I am going to post some advice on how to travel with special needs kids or grownups. How to pack, how to prepare and anything else I can think of. I will use our last trip as an example. It started in 2016 when my sister and I decided to take the girls on a cruise to the Mediterranean. There is another post about this, so I will not detail how wonderful this trip was. We were going on a very long trip. About 15 days with a stop over in London, then on to Venice for a couple days, a cruise and then back to London for a 2 night stay. We actually did London in a day. I decided the girls needed to know about the places we were going. We also talked about what they wanted to see and what sights were available. I researched articles, geared to grade school children, on the places we were going. We talked about these, and over a period of a few months, we would review and talk and get excited. So research your trips and include your child/adult in the planning and the adventure. Everyone can learn something. Even if your child doesn’t speak or has limited knowledge, they still can get excited about the simple things. Packing is always a chore for me. I get so uptight and usually end up yelling or something else that is not attractive in a mother! But we did a great amount of planning for this trip, so it wasn’t so bad.
First make a list. Check the weather forecast and check again. We had extreme cold and very hot, so had to pack for both. Ships are always somewhat cool, so prepare for that too. We had dress up on the ship, and casual the rest of the time.
Make list, lots of list. There are cell phones, tablets, cords, chargers, adapters, female essentials, makeup, and the list goes on and on and that doesn’t count the clothes. Then make a list of days. On these kind of trips, you can repeat clothes quite a few times. You rarely see the same person twice, even on a ship. So don’t worry about having a different outfit for everyday.

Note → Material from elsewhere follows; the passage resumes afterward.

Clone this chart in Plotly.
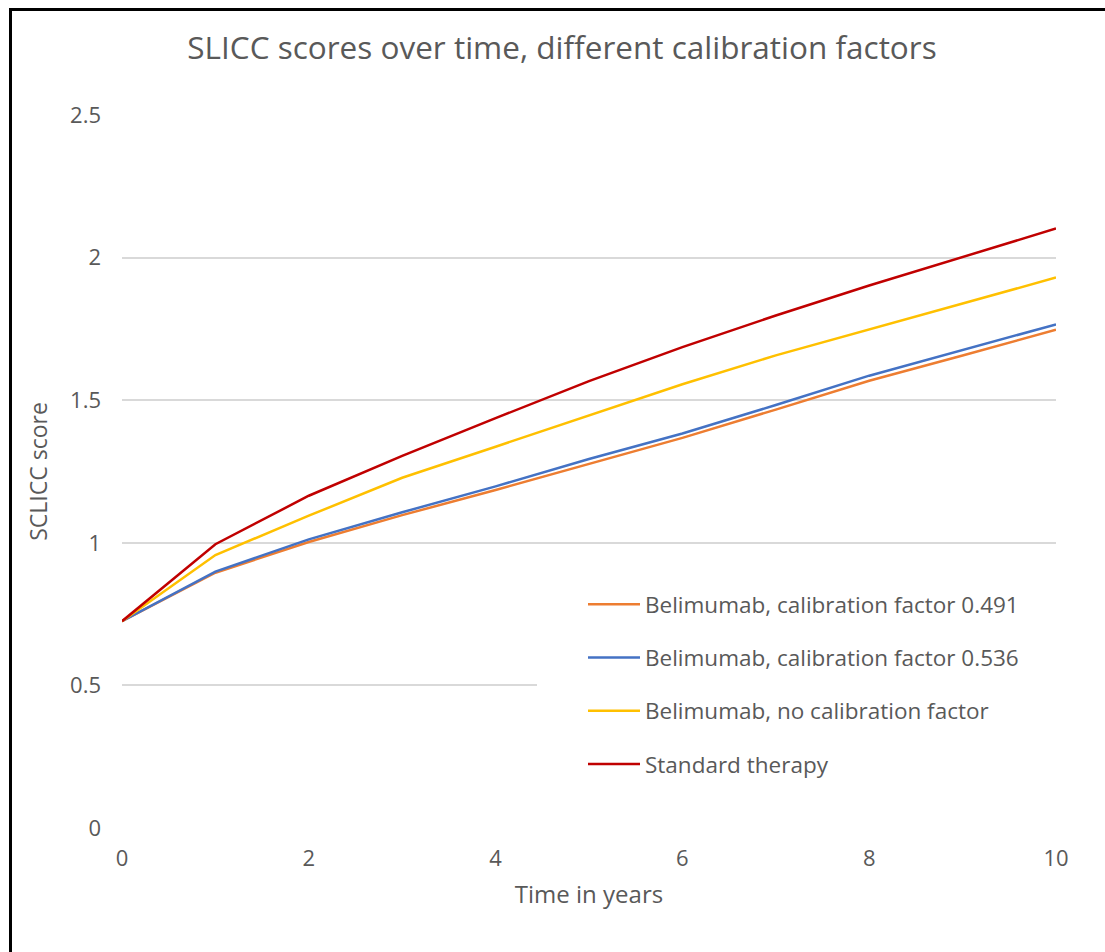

And if you forget something, you can usually buy it at most any travel destination. Usually, but not always, so make a list and then make another one. Off to the airport. We use shuttles because there are 5 of us. They are expensive, but worth it. I can not carry or pull 3 of the 5 suitcases on and off a bus. I have, but I don’t like to if I don’t have to. Prepare for the airport. I let the girls carry their own passports and tickets but I collect them as soon as we are through security. Also, because I have 2 knee replacements I have extra patting down. They know to put their shoes back on and wait. Not sure if you will have problems like this, but it is good to make sure they know what to do. Airplanes. I always bring a box of candy for the flight attendants. It makes it easier to be known and most often we are treated with great courtesy and friendliness. We have even been given special treats in exchange. It’s a nice way to acknowledge their care of us. Bring something for your child to do. Lots of planes have TV’s, but not all. So coloring, games, tablet or whatever amuses them. Snacks too. Preferably ones that keep their fingers busy for awhile. Goldfish, anyone. Airports can be tough, but there are usually kind people around to help. I am single with 4 ladies who have special needs and there is always some kind person to help. We were in Venice, trying to lug 5 pieces of luggage up over a bridge and two young girls came along, and grabbed a couple of them, and took them over for us. I don’t have anyone that has extreme special needs, but I do have one that has bad feet and walks extremely slow. She often needs her hand held and there is another one who has no depth perception. The best thing is to plan ahead for any kind of problem you think might happen. One last thing. Always be willing to change the plan. When we got to London we were suppose to go out that night on a river cruise and on the EYE. I had prepaid. I also didn’t realize we were an hour taxi ride away from main London. I didn’t prepare to well for that. So I cancelled, because the two youngest were exhausted. Sometimes you have to let things go.
Anna and I are always lagging behind.
This is how we travel. Shuttle at airport.